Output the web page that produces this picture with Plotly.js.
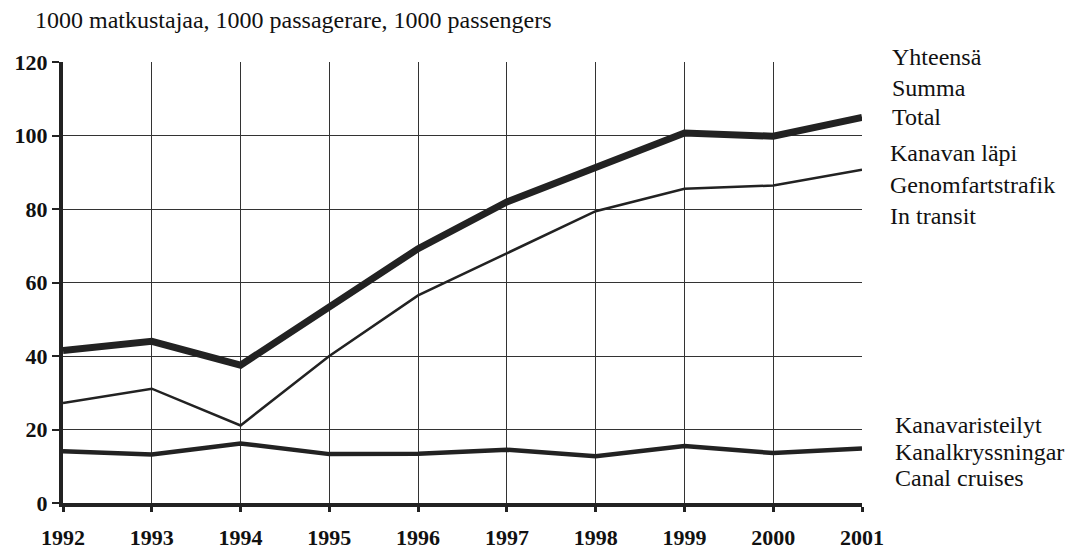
<!DOCTYPE html>
<html>
<head>
<meta charset="utf-8">
<script src="https://cdn.plot.ly/plotly-3.0.1.min.js"></script>
<style>html,body{margin:0;padding:0;background:#fff;}#chart{width:1074px;height:550px;}</style>
</head>
<body>
<div id="chart"></div>
<script>
const years = [1992, 1993, 1994, 1995, 1996, 1997, 1998, 1999, 2000, 2001];
const total = [41.5, 44.0, 37.5, 53.3, 69.2, 81.9, 91.3, 100.7, 99.8, 104.9];
const transit = [27.2, 31.1, 21.1, 40.0, 56.5, 67.9, 79.4, 85.5, 86.4, 90.7];
const cruises = [14.1, 13.2, 16.2, 13.3, 13.4, 14.5, 12.7, 15.5, 13.6, 14.8];
const yTicks = [0, 20, 40, 60, 80, 100, 120];
const unitLabel = "1000 matkustajaa, 1000 passagerare, 1000 passengers";
const totalLabels = ["Yhteensä", "Summa", "Total"];
const transitLabels = ["Kanavan läpi", "Genomfartstrafik", "In transit"];
const cruiseLabels = ["Kanavaristeilyt", "Kanalkryssningar", "Canal cruises"];

const ink = "#222";
const traces = [
  {x: years, y: total, mode: "lines", line: {color: ink, width: 7}, hoverinfo: "skip"},
  {x: years, y: transit, mode: "lines", line: {color: ink, width: 2.5}, hoverinfo: "skip"},
  {x: years, y: cruises, mode: "lines", line: {color: ink, width: 4.5}, hoverinfo: "skip"}
];

const serif = "\"Liberation Serif\", \"Times New Roman\", serif";
const yMax = 120;
const ann = [];
function addGroup(labels, ys, x) {
  labels.forEach((t, i) => ann.push({
    text: t, xref: "paper", yref: "paper", x: x, y: ys[i] / yMax, xanchor: "left", yanchor: "middle",
    showarrow: false, font: {family: serif, size: 24, color: "#111"}
  }));
}
addGroup(totalLabels, [121.3, 112.8, 105.0], 1.035);
addGroup(transitLabels, [95.2, 86.4, 78.2], 1.033);
addGroup(cruiseLabels, [21.1, 13.8, 6.7], 1.039);
ann.push({
  text: unitLabel, xref: "paper", yref: "paper", x: -0.038, y: 1.095, xanchor: "left", yanchor: "middle",
  showarrow: false, font: {family: serif, size: 24, color: "#111"}
});

const layout = {
  width: 1074, height: 550,
  margin: {l: 63, r: 212, t: 62, b: 47},
  paper_bgcolor: "#fff", plot_bgcolor: "#fff",
  showlegend: false,
  font: {family: serif, color: "#111"},
  xaxis: {
    range: [1992, 2001], tickvals: years, ticktext: years.map(String),
    showgrid: true, gridcolor: "#333", gridwidth: 1,
    showline: true, linecolor: ink, linewidth: 4,
    ticks: "outside", ticklen: 5, tickwidth: 3, tickcolor: ink,
    ticklabelstandoff: 7,
    tickfont: {family: serif, size: 22, color: "#111", weight: "bold"},
    zeroline: false, fixedrange: true
  },
  yaxis: {
    range: [0, yMax], tickvals: yTicks, ticktext: yTicks.map(String),
    showgrid: true, gridcolor: "#333", gridwidth: 1,
    showline: true, linecolor: ink, linewidth: 4,
    ticks: "outside", ticklen: 7, tickwidth: 2, tickcolor: ink,
    tickfont: {family: serif, size: 22, color: "#111", weight: "bold"},
    zeroline: false, fixedrange: true
  },
  annotations: ann
};

Plotly.newPlot("chart", traces, layout, {staticPlot: true});
</script>
</body>
</html>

* [Your goal] Restate the data above word for word. Do not include the images.

* [In response]
Output the web page that produces this picture with Plotly.js.
<!DOCTYPE html>
<html>
<head>
<meta charset="utf-8">
<script src="https://cdn.plot.ly/plotly-3.0.1.min.js"></script>
<style>html,body{margin:0;padding:0;background:#fff;}#chart{width:1074px;height:550px;}</style>
</head>
<body>
<div id="chart"></div>
<script>
const years = [1992, 1993, 1994, 1995, 1996, 1997, 1998, 1999, 2000, 2001];
const total = [41.5, 44.0, 37.5, 53.3, 69.2, 81.9, 91.3, 100.7, 99.8, 104.9];
const transit = [27.2, 31.1, 21.1, 40.0, 56.5, 67.9, 79.4, 85.5, 86.4, 90.7];
const cruises = [14.1, 13.2, 16.2, 13.3, 13.4, 14.5, 12.7, 15.5, 13.6, 14.8];
const yTicks = [0, 20, 40, 60, 80, 100, 120];
const unitLabel = "1000 matkustajaa, 1000 passagerare, 1000 passengers";
const totalLabels = ["Yhteensä", "Summa", "Total"];
const transitLabels = ["Kanavan läpi", "Genomfartstrafik", "In transit"];
const cruiseLabels = ["Kanavaristeilyt", "Kanalkryssningar", "Canal cruises"];

const ink = "#222";
const traces = [
  {x: years, y: total, mode: "lines", line: {color: ink, width: 7}, hoverinfo: "skip"},
  {x: years, y: transit, mode: "lines", line: {color: ink, width: 2.5}, hoverinfo: "skip"},
  {x: years, y: cruises, mode: "lines", line: {color: ink, width: 4.5}, hoverinfo: "skip"}
];

const serif = "\"Liberation Serif\", \"Times New Roman\", serif";
const yMax = 120;
const ann = [];
function addGroup(labels, ys, x) {
  labels.forEach((t, i) => ann.push({
    text: t, xref: "paper", yref: "paper", x: x, y: ys[i] / yMax, xanchor: "left", yanchor: "middle",
    showarrow: false, font: {family: serif, size: 24, color: "#111"}
  }));
}
addGroup(totalLabels, [121.3, 112.8, 105.0], 1.035);
addGroup(transitLabels, [95.2, 86.4, 78.2], 1.033);
addGroup(cruiseLabels, [21.1, 13.8, 6.7], 1.039);
ann.push({
  text: unitLabel, xref: "paper", yref: "paper", x: -0.038, y: 1.095, xanchor: "left", yanchor: "middle",
  showarrow: false, font: {family: serif, size: 24, color: "#111"}
});

const layout = {
  width: 1074, height: 550,
  margin: {l: 63, r: 212, t: 62, b: 47},
  paper_bgcolor: "#fff", plot_bgcolor: "#fff",
  showlegend: false,
  font: {family: serif, color: "#111"},
  xaxis: {
    range: [1992, 2001], tickvals: years, ticktext: years.map(String),
    showgrid: true, gridcolor: "#333", gridwidth: 1,
    showline: true, linecolor: ink, linewidth: 4,
    ticks: "outside", ticklen: 5, tickwidth: 3, tickcolor: ink,
    ticklabelstandoff: 7,
    tickfont: {family: serif, size: 22, color: "#111", weight: "bold"},
    zeroline: false, fixedrange: true
  },
  yaxis: {
    range: [0, yMax], tickvals: yTicks, ticktext: yTicks.map(String),
    showgrid: true, gridcolor: "#333", gridwidth: 1,
    showline: true, linecolor: ink, linewidth: 4,
    ticks: "outside", ticklen: 7, tickwidth: 2, tickcolor: ink,
    tickfont: {family: serif, size: 22, color: "#111", weight: "bold"},
    zeroline: false, fixedrange: true
  },
  annotations: ann
};

Plotly.newPlot("chart", traces, layout, {staticPlot: true});
</script>
</body>
</html>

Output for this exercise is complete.